→ Stated goal
Using the data below, return the stretch from the line that contains "Emit a Python" through the line that contains "fit_icpt = 0.0393", both included, exactly as it stands and nothing beyond it.

→ The records
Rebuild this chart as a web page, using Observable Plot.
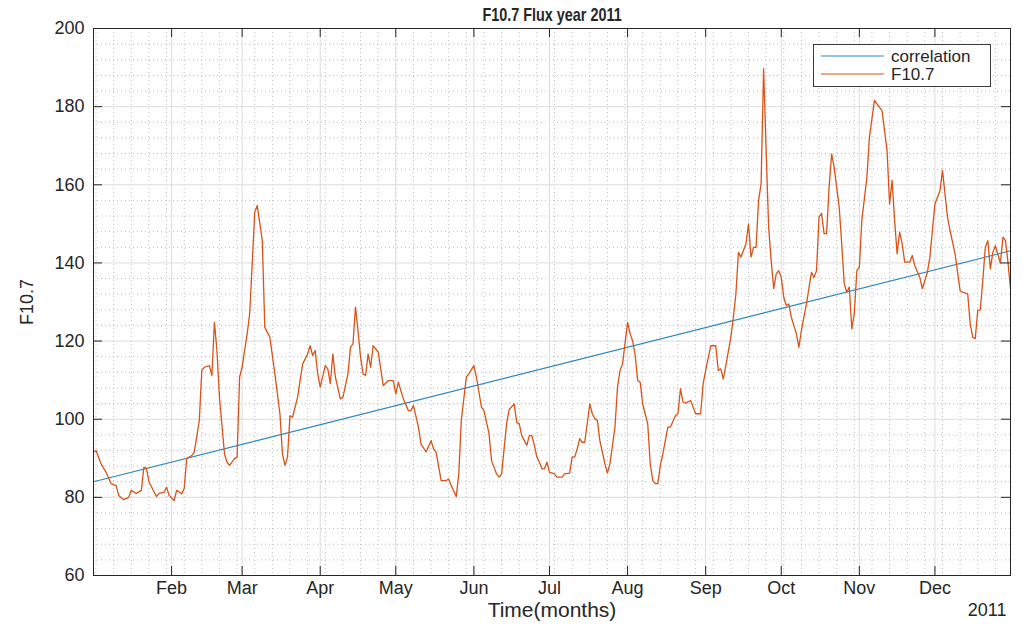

---

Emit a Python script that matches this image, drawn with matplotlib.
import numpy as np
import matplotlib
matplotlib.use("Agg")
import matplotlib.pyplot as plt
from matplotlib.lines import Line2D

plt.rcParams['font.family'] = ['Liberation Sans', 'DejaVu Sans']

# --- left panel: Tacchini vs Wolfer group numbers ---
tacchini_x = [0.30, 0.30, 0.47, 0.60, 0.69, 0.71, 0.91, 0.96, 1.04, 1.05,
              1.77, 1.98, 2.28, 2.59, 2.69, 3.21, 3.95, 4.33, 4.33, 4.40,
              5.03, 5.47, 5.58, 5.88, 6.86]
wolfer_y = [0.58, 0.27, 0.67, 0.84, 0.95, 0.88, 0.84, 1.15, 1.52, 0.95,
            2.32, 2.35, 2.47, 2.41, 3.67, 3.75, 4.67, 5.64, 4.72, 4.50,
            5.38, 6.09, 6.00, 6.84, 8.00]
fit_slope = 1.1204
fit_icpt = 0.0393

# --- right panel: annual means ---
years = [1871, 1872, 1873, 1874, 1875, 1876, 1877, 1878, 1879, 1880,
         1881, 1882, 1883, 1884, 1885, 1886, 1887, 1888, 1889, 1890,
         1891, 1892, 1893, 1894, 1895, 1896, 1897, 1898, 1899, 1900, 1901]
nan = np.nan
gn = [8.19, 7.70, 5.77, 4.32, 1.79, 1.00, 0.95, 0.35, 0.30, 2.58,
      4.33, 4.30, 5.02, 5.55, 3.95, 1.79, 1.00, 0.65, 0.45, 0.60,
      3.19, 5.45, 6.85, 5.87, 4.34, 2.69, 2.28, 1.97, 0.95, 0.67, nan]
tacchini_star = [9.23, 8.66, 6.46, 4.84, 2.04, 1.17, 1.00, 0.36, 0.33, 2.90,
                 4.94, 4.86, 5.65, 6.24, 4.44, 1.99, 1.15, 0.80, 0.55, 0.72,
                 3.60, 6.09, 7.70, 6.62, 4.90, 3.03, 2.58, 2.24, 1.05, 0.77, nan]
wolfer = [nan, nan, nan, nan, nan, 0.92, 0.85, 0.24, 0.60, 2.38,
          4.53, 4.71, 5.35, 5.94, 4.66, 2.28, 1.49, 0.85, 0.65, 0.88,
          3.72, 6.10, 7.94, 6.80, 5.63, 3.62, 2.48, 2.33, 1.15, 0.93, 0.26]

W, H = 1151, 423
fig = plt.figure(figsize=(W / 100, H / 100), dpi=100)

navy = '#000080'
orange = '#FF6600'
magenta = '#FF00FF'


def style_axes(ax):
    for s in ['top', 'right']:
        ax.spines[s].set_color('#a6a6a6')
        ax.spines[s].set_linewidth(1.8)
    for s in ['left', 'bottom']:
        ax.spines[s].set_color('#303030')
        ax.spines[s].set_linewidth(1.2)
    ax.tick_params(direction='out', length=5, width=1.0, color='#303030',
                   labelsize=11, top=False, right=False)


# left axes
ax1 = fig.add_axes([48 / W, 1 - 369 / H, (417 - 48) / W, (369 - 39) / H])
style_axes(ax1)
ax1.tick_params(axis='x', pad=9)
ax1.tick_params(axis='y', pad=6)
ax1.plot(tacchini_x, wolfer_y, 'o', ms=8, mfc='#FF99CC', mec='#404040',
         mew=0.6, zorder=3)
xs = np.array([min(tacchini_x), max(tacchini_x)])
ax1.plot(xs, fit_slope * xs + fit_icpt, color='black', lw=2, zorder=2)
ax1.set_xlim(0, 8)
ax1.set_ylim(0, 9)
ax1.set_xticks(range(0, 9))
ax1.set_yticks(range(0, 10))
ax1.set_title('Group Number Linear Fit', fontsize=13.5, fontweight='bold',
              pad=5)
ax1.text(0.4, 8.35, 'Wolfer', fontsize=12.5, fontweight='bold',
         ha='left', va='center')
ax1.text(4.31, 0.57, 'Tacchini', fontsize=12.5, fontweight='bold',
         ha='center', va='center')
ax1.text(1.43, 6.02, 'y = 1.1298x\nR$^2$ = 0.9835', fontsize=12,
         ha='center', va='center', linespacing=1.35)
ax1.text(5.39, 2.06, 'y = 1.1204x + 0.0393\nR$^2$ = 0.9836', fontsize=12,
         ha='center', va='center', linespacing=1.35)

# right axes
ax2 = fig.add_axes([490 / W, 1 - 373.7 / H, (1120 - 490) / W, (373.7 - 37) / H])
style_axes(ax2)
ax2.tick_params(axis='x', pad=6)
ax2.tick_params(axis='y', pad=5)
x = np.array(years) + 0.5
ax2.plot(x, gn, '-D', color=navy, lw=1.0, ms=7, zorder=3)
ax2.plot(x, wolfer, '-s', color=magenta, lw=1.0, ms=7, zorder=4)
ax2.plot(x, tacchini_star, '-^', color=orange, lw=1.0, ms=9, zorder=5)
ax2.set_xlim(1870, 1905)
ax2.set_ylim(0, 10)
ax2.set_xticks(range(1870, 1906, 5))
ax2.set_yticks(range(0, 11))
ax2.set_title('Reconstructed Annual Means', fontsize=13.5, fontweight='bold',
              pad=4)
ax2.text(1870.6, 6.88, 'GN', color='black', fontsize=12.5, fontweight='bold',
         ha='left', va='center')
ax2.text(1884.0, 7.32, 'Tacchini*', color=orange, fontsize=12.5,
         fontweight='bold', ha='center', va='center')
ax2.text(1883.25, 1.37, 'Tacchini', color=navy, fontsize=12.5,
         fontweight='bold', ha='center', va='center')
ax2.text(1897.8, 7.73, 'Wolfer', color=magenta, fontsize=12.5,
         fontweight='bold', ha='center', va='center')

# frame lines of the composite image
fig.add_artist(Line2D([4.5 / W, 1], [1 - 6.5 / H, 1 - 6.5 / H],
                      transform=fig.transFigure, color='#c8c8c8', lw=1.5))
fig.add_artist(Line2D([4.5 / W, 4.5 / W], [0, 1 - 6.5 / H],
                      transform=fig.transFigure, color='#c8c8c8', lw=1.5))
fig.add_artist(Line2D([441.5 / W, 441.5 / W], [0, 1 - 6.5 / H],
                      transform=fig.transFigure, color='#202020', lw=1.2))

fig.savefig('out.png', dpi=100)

* * *

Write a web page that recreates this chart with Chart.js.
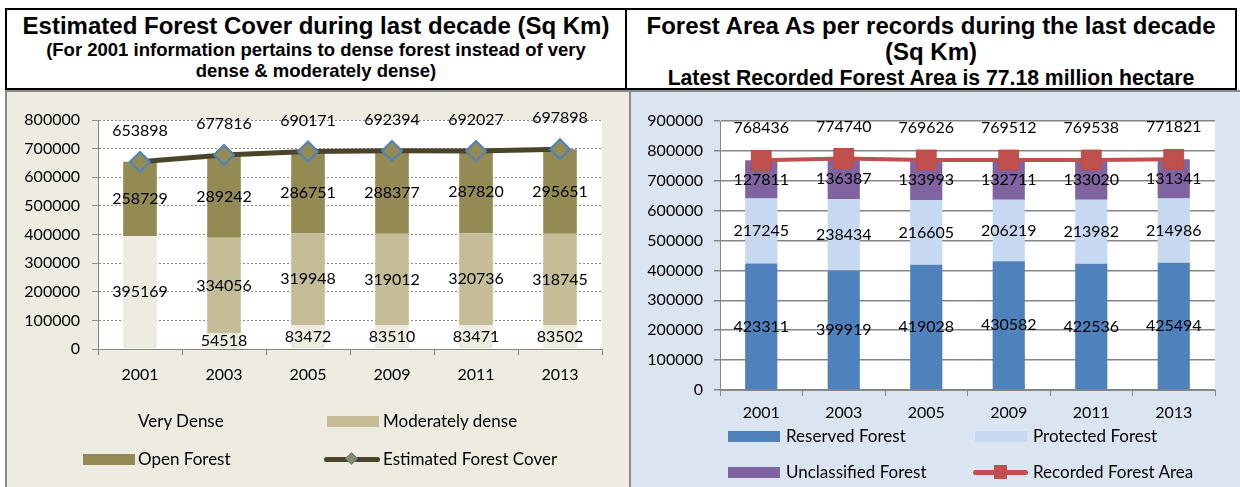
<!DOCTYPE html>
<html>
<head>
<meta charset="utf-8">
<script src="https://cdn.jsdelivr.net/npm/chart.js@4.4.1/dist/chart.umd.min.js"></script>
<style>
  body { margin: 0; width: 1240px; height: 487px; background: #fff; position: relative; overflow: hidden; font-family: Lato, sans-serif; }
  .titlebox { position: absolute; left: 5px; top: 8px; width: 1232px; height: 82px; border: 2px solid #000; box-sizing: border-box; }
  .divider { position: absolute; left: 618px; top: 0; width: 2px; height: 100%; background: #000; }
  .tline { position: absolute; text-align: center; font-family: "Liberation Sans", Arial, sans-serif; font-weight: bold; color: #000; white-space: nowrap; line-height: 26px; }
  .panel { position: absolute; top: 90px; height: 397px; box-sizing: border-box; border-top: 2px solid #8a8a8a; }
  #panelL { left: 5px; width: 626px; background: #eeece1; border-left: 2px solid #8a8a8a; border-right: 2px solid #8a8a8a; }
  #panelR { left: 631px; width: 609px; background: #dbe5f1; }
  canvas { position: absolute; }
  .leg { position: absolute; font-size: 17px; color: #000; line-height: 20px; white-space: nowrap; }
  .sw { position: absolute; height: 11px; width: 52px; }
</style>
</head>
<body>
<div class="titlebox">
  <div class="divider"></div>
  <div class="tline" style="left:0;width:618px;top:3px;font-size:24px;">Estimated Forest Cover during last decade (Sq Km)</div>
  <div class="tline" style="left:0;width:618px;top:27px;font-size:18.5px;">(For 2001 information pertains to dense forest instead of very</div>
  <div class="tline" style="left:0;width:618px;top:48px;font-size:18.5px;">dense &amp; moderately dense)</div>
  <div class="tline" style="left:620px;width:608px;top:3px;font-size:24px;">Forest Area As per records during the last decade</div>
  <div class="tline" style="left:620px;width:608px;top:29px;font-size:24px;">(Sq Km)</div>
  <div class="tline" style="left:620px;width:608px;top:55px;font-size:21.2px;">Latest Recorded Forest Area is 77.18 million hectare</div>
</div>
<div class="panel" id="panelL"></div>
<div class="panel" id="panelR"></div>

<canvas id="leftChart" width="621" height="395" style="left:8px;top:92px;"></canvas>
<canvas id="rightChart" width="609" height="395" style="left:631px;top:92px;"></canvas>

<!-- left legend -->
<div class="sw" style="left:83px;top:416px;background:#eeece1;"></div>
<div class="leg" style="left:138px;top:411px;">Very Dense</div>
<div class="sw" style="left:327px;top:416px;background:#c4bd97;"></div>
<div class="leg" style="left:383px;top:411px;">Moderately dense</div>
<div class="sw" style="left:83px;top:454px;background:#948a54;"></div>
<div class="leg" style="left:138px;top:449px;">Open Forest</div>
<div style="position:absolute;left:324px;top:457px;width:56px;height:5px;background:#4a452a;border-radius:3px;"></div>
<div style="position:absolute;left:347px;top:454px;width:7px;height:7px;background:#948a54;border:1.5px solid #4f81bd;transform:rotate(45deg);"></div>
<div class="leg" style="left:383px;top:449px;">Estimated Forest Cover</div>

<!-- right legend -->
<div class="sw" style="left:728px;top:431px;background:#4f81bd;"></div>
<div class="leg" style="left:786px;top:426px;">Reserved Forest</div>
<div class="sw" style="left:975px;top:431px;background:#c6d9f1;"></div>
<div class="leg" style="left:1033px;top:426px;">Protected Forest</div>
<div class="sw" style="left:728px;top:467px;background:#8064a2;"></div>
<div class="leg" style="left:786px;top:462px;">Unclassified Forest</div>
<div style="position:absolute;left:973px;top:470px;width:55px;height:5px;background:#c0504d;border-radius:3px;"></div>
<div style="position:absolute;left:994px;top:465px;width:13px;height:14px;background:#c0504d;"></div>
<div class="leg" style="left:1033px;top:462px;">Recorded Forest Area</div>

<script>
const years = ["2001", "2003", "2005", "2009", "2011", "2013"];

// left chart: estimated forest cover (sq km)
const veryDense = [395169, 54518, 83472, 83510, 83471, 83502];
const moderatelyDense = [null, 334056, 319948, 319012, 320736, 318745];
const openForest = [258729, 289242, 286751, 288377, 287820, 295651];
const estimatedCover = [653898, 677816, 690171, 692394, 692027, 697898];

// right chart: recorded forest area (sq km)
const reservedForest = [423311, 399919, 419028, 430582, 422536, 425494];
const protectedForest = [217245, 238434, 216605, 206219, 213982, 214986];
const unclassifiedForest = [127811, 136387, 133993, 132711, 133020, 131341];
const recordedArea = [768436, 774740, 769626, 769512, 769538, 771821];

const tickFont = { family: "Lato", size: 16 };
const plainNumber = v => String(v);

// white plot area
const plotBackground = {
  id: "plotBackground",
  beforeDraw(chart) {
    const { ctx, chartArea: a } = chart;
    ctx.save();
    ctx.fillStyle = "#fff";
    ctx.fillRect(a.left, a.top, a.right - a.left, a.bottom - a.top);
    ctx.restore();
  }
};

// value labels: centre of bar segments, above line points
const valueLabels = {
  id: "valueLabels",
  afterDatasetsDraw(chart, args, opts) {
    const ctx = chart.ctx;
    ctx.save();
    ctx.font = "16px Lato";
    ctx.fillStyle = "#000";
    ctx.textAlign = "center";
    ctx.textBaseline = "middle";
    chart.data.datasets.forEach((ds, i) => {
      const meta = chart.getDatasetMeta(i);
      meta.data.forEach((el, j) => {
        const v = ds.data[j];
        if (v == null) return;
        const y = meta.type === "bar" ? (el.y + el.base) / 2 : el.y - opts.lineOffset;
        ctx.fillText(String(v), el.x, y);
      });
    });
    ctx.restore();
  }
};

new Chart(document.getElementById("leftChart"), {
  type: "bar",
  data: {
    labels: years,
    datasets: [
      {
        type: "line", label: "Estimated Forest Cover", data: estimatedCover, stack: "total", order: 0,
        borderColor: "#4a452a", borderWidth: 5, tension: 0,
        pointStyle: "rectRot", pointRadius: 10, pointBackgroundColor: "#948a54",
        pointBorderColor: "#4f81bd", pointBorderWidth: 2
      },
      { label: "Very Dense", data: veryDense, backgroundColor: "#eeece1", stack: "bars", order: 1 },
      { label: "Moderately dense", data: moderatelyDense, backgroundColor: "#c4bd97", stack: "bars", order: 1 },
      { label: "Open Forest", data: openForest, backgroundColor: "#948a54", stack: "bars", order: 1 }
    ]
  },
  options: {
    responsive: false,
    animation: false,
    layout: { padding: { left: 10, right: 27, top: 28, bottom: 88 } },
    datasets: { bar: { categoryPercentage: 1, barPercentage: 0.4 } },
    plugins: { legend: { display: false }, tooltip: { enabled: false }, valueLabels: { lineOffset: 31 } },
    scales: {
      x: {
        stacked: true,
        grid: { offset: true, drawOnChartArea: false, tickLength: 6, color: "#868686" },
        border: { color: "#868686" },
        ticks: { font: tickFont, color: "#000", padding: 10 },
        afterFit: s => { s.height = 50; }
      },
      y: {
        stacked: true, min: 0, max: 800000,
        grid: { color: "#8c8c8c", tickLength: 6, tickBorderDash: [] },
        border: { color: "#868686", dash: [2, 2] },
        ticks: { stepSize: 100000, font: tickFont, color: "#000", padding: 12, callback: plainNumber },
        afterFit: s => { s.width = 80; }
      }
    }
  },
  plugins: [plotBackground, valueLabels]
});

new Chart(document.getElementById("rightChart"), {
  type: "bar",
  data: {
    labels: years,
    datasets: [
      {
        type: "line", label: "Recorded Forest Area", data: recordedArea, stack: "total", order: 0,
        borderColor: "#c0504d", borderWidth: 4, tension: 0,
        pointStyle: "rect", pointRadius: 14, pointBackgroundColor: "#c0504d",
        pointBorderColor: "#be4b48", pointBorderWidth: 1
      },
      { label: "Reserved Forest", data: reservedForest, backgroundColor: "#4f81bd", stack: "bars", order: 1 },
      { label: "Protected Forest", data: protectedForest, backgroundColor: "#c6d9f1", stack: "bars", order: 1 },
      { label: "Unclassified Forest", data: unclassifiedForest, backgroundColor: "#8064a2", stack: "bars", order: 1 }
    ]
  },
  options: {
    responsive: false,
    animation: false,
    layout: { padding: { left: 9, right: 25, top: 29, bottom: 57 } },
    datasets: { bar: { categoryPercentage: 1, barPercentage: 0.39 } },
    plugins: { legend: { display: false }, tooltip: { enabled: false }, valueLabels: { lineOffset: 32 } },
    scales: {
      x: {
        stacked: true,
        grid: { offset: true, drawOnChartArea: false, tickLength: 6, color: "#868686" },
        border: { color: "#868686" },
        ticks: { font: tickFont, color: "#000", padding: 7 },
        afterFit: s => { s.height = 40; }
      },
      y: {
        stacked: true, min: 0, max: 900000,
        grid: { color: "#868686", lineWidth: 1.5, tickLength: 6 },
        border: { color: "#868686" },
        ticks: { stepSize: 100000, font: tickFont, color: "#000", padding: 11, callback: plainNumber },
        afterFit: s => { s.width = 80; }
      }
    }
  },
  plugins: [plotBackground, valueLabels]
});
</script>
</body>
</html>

→ Solution to the problem
Emit a Python script that matches this image, drawn with matplotlib.
import numpy as np
import matplotlib
matplotlib.use("Agg")
import matplotlib.pyplot as plt
from matplotlib.lines import Line2D

plt.rcParams['font.family'] = ['Liberation Sans', 'DejaVu Sans']

# --- left panel: Tacchini vs Wolfer group numbers ---
tacchini_x = [0.30, 0.30, 0.47, 0.60, 0.69, 0.71, 0.91, 0.96, 1.04, 1.05,
              1.77, 1.98, 2.28, 2.59, 2.69, 3.21, 3.95, 4.33, 4.33, 4.40,
              5.03, 5.47, 5.58, 5.88, 6.86]
wolfer_y = [0.58, 0.27, 0.67, 0.84, 0.95, 0.88, 0.84, 1.15, 1.52, 0.95,
            2.32, 2.35, 2.47, 2.41, 3.67, 3.75, 4.67, 5.64, 4.72, 4.50,
            5.38, 6.09, 6.00, 6.84, 8.00]
fit_slope = 1.1204
fit_icpt = 0.0393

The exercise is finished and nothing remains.